Du trapèze à 3 714m du sol
Le 13 juillet 1994, le feu d’artifice est tiré avec un peu d’avance dans le cœur de Jean-Daniel Ouvrard, qui décroche son brevet de pilote de ballon libre (sic). Et depuis ? Les chiffres impressionnent… A son actif, 3 600 heures de vol, à raison de 180 décollages par an, soit un tous les deux jours. C’est l’une des meilleures moyennes françaises, assez remarquable au regard des conditions météo parfois capricieuses. Il les suit de près quotidiennement. « On reste toujours tributaires des vents. » Son record personnel d’altitude se situe à 4 359m, au-dessus du massif du Mont-Blanc. Et puis il y a eu ce défi contre l’apesanteur. Le 21 février dernier, l’aérostier a emmené l’artiste Isabelle Ponsot à 3 714m du sol, le temps d’un numéro de trapéziste vertigineux dans le vide par -24°C.
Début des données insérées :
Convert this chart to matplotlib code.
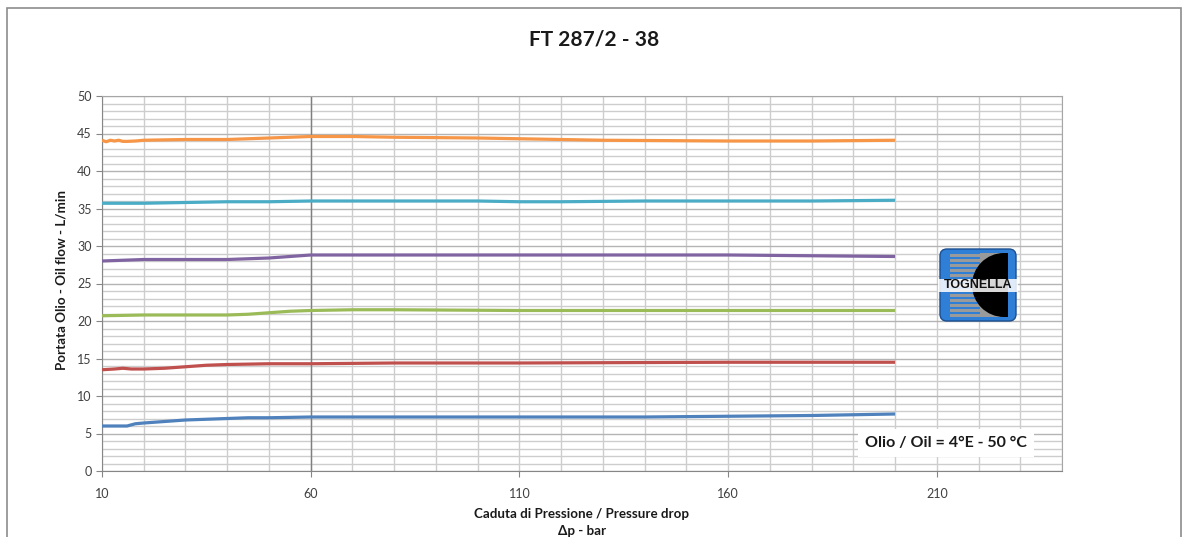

A force d'avoir le nez au vent, ses enfants ont évidemment chopé le virus. Ses trois aînés ont même déjà goûté à la compétition. Le quatrième, Eden, 13 ans, regarde encore passer les ballons. Rémi, 25 ans, salarié de l’entreprise familiale, pilote en duo avec son frère Aurélien, 33 ans, qui s’occupe de la navigation quand il ne travaille pas à Paris pour une startup dans l’humanitaire. Ensemble, ils ont décroché leur premier podium aux championnats de France, en 2017, à Villeneuve-sur-Lot, sur le lieu exact où se déroulera l’édition 2019 en août prochain. Prometteur. Paul, 19 ans, étudiant à Bordeaux, fait équipe avec son père. Le début d’une belle aventure. Si, à 57 ans, Jean-Daniel Ouvrard n’a jamais eu le plaisir de soulever un trophée national, il a terminé 67eparmi les 1 117 meilleurs aérostiers internationaux, lors de son unique participation à « la plus grande compétition de montgolfière du monde », en l’an 2000 à Albuquerque. Sa régularité fait de lui une référence dans son domaine et les amateurs éclairés ne s’y trompent pas. Ils viennent de loin désormais pour voler avec le maître et loger dans le nouveau gîte sur les hauteurs d’Antoigné, géré par Sandrine, la compagne de Jean-Daniel depuis trois ans. Ce marathonien, titulaire à l’origine d’un brevet d’Etat d’éducateur sportif multi-activités, n’hésite pas à mettre sa notoriété au service des bonnes causes. Chaque année, il offre six vols à l’occasion du Téléthon. Et a choisi d’investir dans l’une des rares nacelles adaptées au transport des personnes en situation de handicap moteur. « Un maximum de gens doivent pouvoir vivre cette sensation, de 7 ans jusqu’à une grand-mère de 101 ans qui a déjà volé avec moi ! ».